• _EXERCISE INSTRUCTIONS_
Print word for word the first line of the listing below and every line after it, through the line with "2012, 2013, 2014];". Leave out the pictures and the rest.

== MATERIAL ==

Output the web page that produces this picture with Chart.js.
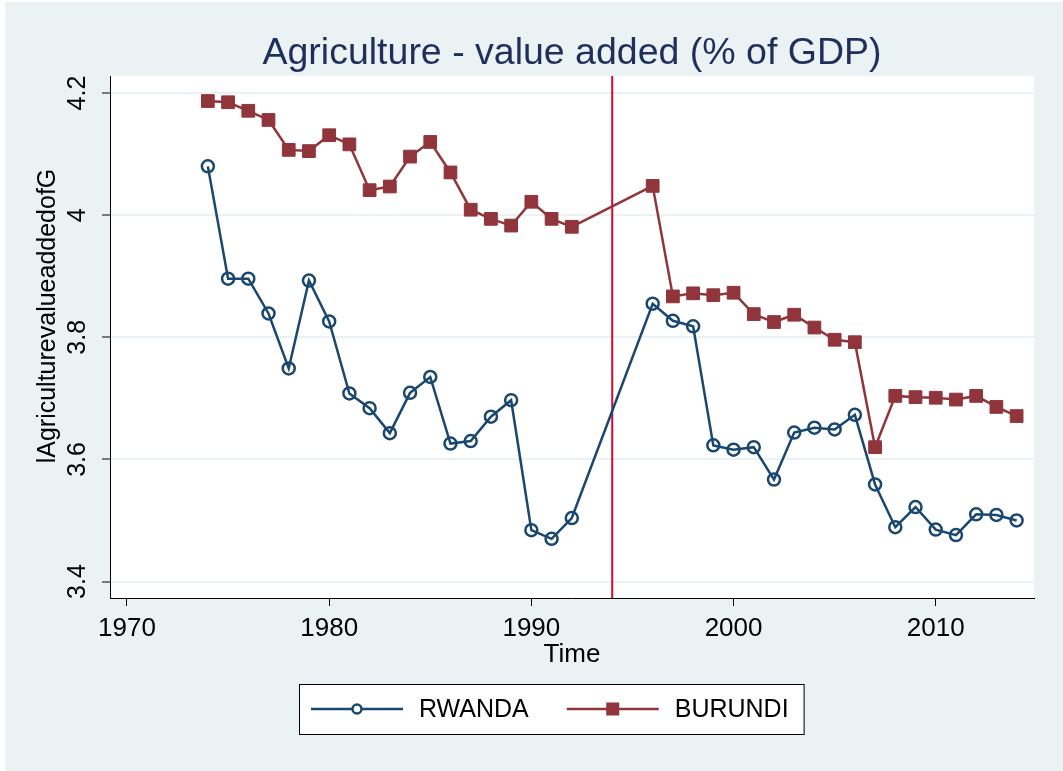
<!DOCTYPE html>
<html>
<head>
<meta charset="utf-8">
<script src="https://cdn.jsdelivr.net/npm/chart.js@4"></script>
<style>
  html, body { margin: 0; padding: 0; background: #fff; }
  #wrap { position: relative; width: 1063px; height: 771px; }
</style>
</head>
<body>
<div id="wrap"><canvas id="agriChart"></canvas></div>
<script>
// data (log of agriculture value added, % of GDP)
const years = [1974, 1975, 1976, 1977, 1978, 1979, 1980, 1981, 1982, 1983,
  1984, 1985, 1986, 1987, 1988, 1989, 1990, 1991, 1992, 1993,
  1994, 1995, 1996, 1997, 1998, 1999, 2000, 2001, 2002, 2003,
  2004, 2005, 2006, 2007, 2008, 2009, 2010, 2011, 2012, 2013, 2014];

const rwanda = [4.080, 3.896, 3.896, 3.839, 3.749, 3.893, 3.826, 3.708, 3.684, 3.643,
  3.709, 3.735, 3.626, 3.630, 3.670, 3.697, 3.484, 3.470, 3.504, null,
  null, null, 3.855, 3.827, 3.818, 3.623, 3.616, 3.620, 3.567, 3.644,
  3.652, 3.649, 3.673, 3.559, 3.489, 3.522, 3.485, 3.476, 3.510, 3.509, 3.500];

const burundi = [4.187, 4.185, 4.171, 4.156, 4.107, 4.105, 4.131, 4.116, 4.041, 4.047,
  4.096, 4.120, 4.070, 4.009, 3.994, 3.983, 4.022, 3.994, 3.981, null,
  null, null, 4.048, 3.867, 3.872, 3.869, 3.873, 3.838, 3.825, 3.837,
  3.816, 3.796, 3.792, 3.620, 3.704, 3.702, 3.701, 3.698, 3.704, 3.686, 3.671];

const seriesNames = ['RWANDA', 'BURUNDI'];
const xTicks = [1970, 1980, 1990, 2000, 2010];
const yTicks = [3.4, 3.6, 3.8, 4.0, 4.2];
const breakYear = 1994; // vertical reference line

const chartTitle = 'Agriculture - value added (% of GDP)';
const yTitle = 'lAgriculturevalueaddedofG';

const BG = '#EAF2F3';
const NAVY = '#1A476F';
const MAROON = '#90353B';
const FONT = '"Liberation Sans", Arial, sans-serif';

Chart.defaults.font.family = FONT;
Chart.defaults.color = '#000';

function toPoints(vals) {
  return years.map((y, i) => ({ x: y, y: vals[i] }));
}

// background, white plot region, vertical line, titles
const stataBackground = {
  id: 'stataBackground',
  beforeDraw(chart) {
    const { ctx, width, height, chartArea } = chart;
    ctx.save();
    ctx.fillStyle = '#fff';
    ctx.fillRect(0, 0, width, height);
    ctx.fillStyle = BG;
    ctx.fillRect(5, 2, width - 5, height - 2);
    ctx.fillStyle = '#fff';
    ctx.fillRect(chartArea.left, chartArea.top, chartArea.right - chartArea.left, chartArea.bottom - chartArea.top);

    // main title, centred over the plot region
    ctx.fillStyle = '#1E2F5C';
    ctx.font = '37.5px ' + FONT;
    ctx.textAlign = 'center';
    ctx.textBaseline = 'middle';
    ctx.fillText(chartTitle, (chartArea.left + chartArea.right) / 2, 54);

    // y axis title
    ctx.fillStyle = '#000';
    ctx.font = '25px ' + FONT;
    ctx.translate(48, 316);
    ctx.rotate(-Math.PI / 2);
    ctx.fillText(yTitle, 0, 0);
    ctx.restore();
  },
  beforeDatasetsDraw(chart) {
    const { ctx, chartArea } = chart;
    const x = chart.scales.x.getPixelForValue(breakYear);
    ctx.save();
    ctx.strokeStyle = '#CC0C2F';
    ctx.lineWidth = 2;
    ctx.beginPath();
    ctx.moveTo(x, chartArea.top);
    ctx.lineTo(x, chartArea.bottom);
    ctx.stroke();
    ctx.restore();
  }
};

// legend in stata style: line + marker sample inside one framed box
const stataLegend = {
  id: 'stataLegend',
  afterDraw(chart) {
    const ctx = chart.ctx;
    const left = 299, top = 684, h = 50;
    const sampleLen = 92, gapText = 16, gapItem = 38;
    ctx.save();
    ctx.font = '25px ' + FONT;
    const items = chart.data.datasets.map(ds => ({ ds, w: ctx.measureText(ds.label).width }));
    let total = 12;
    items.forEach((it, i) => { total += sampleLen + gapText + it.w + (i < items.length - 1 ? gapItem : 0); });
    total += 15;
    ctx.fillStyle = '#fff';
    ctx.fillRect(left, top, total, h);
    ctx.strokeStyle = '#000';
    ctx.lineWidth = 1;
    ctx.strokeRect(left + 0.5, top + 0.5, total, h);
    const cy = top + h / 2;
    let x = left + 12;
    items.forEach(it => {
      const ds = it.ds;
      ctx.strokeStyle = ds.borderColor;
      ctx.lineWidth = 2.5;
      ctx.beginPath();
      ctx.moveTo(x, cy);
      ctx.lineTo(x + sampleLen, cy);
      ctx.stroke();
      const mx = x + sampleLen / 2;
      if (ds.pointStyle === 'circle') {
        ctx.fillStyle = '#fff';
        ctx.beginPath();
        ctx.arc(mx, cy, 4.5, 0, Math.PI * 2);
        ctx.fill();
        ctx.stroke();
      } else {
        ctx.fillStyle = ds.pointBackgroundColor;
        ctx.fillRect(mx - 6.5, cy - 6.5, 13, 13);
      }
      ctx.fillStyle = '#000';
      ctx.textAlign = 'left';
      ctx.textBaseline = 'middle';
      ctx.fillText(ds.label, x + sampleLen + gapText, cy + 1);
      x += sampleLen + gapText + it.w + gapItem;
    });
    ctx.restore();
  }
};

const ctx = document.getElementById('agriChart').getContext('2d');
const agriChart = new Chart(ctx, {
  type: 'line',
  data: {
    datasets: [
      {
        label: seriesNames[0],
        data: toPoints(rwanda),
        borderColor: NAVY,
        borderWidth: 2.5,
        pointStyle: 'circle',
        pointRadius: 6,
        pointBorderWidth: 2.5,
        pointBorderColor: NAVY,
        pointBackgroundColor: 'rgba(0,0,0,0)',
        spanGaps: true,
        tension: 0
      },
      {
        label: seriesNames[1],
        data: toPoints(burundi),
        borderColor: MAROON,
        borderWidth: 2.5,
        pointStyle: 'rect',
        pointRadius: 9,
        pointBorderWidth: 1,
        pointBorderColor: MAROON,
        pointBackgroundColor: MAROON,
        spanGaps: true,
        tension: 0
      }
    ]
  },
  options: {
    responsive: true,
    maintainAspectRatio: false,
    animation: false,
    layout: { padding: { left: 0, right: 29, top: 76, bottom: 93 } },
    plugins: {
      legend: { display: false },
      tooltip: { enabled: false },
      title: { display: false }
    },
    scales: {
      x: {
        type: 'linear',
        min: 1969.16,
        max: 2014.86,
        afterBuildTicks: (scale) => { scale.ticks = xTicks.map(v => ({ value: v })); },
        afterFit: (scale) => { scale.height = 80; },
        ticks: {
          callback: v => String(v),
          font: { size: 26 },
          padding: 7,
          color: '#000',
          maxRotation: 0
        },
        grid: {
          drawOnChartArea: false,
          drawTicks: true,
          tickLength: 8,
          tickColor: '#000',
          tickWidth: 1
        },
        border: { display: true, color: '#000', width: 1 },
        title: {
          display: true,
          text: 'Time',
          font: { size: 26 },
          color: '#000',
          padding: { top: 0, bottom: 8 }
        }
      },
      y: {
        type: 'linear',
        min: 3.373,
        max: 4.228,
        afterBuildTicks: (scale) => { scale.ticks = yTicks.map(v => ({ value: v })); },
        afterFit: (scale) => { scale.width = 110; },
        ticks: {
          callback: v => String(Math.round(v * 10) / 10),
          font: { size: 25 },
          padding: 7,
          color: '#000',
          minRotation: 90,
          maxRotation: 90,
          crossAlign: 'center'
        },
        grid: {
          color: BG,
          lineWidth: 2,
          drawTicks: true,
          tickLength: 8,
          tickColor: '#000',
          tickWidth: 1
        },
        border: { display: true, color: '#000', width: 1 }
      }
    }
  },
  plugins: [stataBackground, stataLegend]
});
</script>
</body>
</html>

===

• _RESULT FOR THIS EXERCISE_
Output the web page that produces this picture with Chart.js.
<!DOCTYPE html>
<html>
<head>
<meta charset="utf-8">
<script src="https://cdn.jsdelivr.net/npm/chart.js@4"></script>
<style>
  html, body { margin: 0; padding: 0; background: #fff; }
  #wrap { position: relative; width: 1063px; height: 771px; }
</style>
</head>
<body>
<div id="wrap"><canvas id="agriChart"></canvas></div>
<script>
// data (log of agriculture value added, % of GDP)
const years = [1974, 1975, 1976, 1977, 1978, 1979, 1980, 1981, 1982, 1983,
  1984, 1985, 1986, 1987, 1988, 1989, 1990, 1991, 1992, 1993,
  1994, 1995, 1996, 1997, 1998, 1999, 2000, 2001, 2002, 2003,
  2004, 2005, 2006, 2007, 2008, 2009, 2010, 2011, 2012, 2013, 2014];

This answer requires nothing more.